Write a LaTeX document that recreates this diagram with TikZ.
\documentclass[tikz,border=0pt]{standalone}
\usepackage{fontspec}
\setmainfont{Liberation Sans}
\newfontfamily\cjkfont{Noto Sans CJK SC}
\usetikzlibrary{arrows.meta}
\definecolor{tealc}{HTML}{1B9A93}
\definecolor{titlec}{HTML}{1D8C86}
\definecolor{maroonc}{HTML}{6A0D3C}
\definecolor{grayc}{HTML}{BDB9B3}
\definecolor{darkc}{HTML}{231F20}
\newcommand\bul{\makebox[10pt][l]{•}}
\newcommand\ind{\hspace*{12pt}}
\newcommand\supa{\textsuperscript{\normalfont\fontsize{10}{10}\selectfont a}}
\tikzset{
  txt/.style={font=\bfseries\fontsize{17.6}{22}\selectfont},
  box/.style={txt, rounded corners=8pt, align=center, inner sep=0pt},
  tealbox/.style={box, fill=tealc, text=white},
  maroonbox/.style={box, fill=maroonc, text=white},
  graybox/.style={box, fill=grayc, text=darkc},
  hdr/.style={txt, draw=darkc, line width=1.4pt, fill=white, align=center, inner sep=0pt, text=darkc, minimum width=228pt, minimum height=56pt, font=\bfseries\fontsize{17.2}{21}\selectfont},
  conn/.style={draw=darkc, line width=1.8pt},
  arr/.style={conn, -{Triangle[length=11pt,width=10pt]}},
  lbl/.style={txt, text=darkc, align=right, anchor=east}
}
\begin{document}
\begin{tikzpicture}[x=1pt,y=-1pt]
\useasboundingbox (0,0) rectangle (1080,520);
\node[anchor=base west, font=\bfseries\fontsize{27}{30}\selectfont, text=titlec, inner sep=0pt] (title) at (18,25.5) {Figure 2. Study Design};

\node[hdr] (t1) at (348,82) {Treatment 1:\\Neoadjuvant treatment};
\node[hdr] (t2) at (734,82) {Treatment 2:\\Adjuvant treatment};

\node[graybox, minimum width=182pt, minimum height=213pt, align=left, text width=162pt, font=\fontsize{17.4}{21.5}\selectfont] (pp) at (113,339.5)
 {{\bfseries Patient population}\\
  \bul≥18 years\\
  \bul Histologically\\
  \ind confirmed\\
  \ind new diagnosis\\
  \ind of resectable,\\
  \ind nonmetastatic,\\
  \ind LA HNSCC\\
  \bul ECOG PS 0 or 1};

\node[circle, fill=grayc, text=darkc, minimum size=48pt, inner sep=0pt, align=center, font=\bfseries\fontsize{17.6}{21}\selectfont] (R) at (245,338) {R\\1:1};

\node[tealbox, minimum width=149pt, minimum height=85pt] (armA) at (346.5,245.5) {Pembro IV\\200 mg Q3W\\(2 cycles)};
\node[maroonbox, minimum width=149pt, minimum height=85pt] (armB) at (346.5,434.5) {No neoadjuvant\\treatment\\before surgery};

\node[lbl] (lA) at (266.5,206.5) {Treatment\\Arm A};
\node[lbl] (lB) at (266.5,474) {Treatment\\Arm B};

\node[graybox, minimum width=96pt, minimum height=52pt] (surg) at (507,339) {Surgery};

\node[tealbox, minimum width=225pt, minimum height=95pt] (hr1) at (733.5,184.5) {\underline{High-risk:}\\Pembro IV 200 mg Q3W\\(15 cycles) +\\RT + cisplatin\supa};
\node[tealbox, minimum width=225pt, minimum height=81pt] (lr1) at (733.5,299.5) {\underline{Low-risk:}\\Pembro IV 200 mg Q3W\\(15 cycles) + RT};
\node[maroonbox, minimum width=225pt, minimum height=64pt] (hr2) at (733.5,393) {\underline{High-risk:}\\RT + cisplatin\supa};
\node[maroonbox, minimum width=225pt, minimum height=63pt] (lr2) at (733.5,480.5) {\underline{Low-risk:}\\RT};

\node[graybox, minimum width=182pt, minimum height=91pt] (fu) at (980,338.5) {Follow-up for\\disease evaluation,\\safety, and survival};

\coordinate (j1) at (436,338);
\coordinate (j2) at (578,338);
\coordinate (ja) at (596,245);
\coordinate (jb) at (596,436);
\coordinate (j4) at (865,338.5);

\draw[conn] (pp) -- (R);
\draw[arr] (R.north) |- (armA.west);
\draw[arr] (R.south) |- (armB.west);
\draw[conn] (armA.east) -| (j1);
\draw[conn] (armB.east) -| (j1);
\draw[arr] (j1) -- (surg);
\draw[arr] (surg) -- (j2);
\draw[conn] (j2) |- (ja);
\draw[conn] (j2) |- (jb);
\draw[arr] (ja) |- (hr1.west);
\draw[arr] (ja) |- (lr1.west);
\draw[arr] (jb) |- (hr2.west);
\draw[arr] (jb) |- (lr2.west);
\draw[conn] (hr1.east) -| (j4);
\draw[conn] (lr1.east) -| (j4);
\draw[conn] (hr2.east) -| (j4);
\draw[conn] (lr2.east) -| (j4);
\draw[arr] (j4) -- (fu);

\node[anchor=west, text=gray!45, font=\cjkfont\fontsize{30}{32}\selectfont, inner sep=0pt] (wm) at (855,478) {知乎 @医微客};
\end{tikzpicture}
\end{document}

#### Task brief:
What you return should be the lines from the start of the data through the line with "text=titlec, inner sep=0pt]", quoted exactly and nothing more.

#### Solution to the exercise:
Write a LaTeX document that recreates this diagram with TikZ.
\documentclass[tikz,border=0pt]{standalone}
\usepackage{fontspec}
\setmainfont{Liberation Sans}
\newfontfamily\cjkfont{Noto Sans CJK SC}
\usetikzlibrary{arrows.meta}
\definecolor{tealc}{HTML}{1B9A93}
\definecolor{titlec}{HTML}{1D8C86}
\definecolor{maroonc}{HTML}{6A0D3C}
\definecolor{grayc}{HTML}{BDB9B3}
\definecolor{darkc}{HTML}{231F20}
\newcommand\bul{\makebox[10pt][l]{•}}
\newcommand\ind{\hspace*{12pt}}
\newcommand\supa{\textsuperscript{\normalfont\fontsize{10}{10}\selectfont a}}
\tikzset{
  txt/.style={font=\bfseries\fontsize{17.6}{22}\selectfont},
  box/.style={txt, rounded corners=8pt, align=center, inner sep=0pt},
  tealbox/.style={box, fill=tealc, text=white},
  maroonbox/.style={box, fill=maroonc, text=white},
  graybox/.style={box, fill=grayc, text=darkc},
  hdr/.style={txt, draw=darkc, line width=1.4pt, fill=white, align=center, inner sep=0pt, text=darkc, minimum width=228pt, minimum height=56pt, font=\bfseries\fontsize{17.2}{21}\selectfont},
  conn/.style={draw=darkc, line width=1.8pt},
  arr/.style={conn, -{Triangle[length=11pt,width=10pt]}},
  lbl/.style={txt, text=darkc, align=right, anchor=east}
}
\begin{document}
\begin{tikzpicture}[x=1pt,y=-1pt]
\useasboundingbox (0,0) rectangle (1080,520);
\node[anchor=base west, font=\bfseries\fontsize{27}{30}\selectfont, text=titlec, inner sep=0pt] (title) at (18,25.5) {Figure 2. Study Design};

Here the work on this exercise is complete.